[What you need to do] Retype the opening lines of the data exactly, stopping after the line that contains "(soc) at (365,483)". Skip every picture.

[Data]

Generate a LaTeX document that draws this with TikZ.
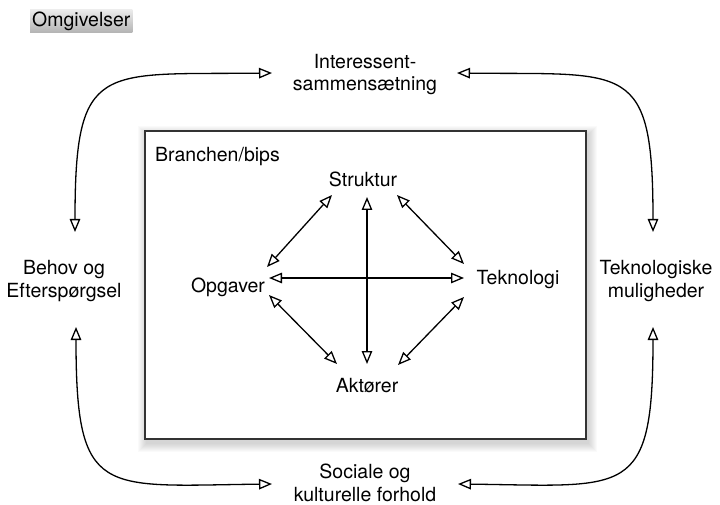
\documentclass[tikz,border=0pt]{standalone}
\usepackage{fontspec}
\setmainfont{TeX Gyre Heros}
\usetikzlibrary{arrows.meta,calc}
\definecolor{frame}{HTML}{333333}
\tikzset{
  lbl/.style={inner sep=0pt, font=\fontsize{19.5}{22.5}\selectfont},
  mlbl/.style={lbl, align=center},
  link/.style={line width=1.3pt, {Triangle[open,length=13pt,width=10.5pt]}-{Triangle[open,length=13pt,width=10.5pt]}},
}
\begin{document}
\begin{tikzpicture}[x=1pt,y=-1pt]
\useasboundingbox (0,0) rectangle (720,505);

% outer label
\node[lbl, anchor=base west, inner xsep=2pt, inner ysep=2pt, text height=15pt, text depth=4pt,
      top color=black!8, bottom color=black!30] (omg) at (30,27) {Omgivelser};

% environment factors
\node[mlbl] (int) at (365,74.5) {Interessent-\\sammensætning};
\node[mlbl] (beh) at (64,281) {Behov og\\Efterspørgsel};
\node[mlbl] (tek) at (656,281) {Teknologiske\\muligheder};
\node[mlbl] (soc) at (365,483) {Sociale og\\kulturelle forhold};

% soft shadow and frame of the industry box
\foreach \i in {1,...,9}
  \fill[black, opacity=0.018] (145-\i+2,131-\i+4) rectangle (586+\i+2,439+\i+4);
\draw[frame, line width=2pt, fill=white] (145,131) rectangle (586,439);
\node[lbl, anchor=base west] (bra) at (155,162) {Branchen/bips};

% inner factors
\node[lbl, anchor=base] (s) at (363,187) {Struktur};
\node[lbl, anchor=base] (o) at (228,292) {Opgaver};
\node[lbl, anchor=base] (t) at (518,284) {Teknologi};
\node[lbl, anchor=base] (a) at (367,392) {Aktører};

% inner relations
\draw[link] ($(s.base)+(-31,8)$) -- ($(o.base)+(39,-25)$);
\draw[link] ($(s.base)+(34,8)$) -- ($(t.base)+(-54,-20)$);
\draw[link] ($(o.base)+(41,3)$) -- ($(a.base)+(-30,-28)$);
\draw[link] ($(t.base)+(-54,13)$) -- ($(a.base)+(31,-27)$);
\draw[link] ($(o.base)+(41,-14)$) -- ($(t.base)+(-54,-6)$);
\draw[link] ($(s.base)+(4,10)$) -- ($(a.base)+(0,-28)$);

% outer relations
\draw[link] ($(beh)+(11,-49)$) .. controls (75,60) and (100,75) .. ($(int)+(-93,-1.5)$);
\draw[link] ($(int)+(92,-1.5)$) .. controls (628,75) and (653,60) .. ($(tek)+(-3,-49)$);
\draw[link] ($(beh)+(12,46)$) .. controls (76,499) and (101,486) .. ($(soc)+(-93,1)$);
\draw[link] ($(soc)+(93,1)$) .. controls (628,486) and (653,499) .. ($(tek)+(-3,46)$);
\end{tikzpicture}
\end{document}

[Written answer]
Generate a LaTeX document that draws this with TikZ.
\documentclass[tikz,border=0pt]{standalone}
\usepackage{fontspec}
\setmainfont{TeX Gyre Heros}
\usetikzlibrary{arrows.meta,calc}
\definecolor{frame}{HTML}{333333}
\tikzset{
  lbl/.style={inner sep=0pt, font=\fontsize{19.5}{22.5}\selectfont},
  mlbl/.style={lbl, align=center},
  link/.style={line width=1.3pt, {Triangle[open,length=13pt,width=10.5pt]}-{Triangle[open,length=13pt,width=10.5pt]}},
}
\begin{document}
\begin{tikzpicture}[x=1pt,y=-1pt]
\useasboundingbox (0,0) rectangle (720,505);

% outer label
\node[lbl, anchor=base west, inner xsep=2pt, inner ysep=2pt, text height=15pt, text depth=4pt,
      top color=black!8, bottom color=black!30] (omg) at (30,27) {Omgivelser};

% environment factors
\node[mlbl] (int) at (365,74.5) {Interessent-\\sammensætning};
\node[mlbl] (beh) at (64,281) {Behov og\\Efterspørgsel};
\node[mlbl] (tek) at (656,281) {Teknologiske\\muligheder};
\node[mlbl] (soc) at (365,483) {Sociale og\\kulturelle forhold};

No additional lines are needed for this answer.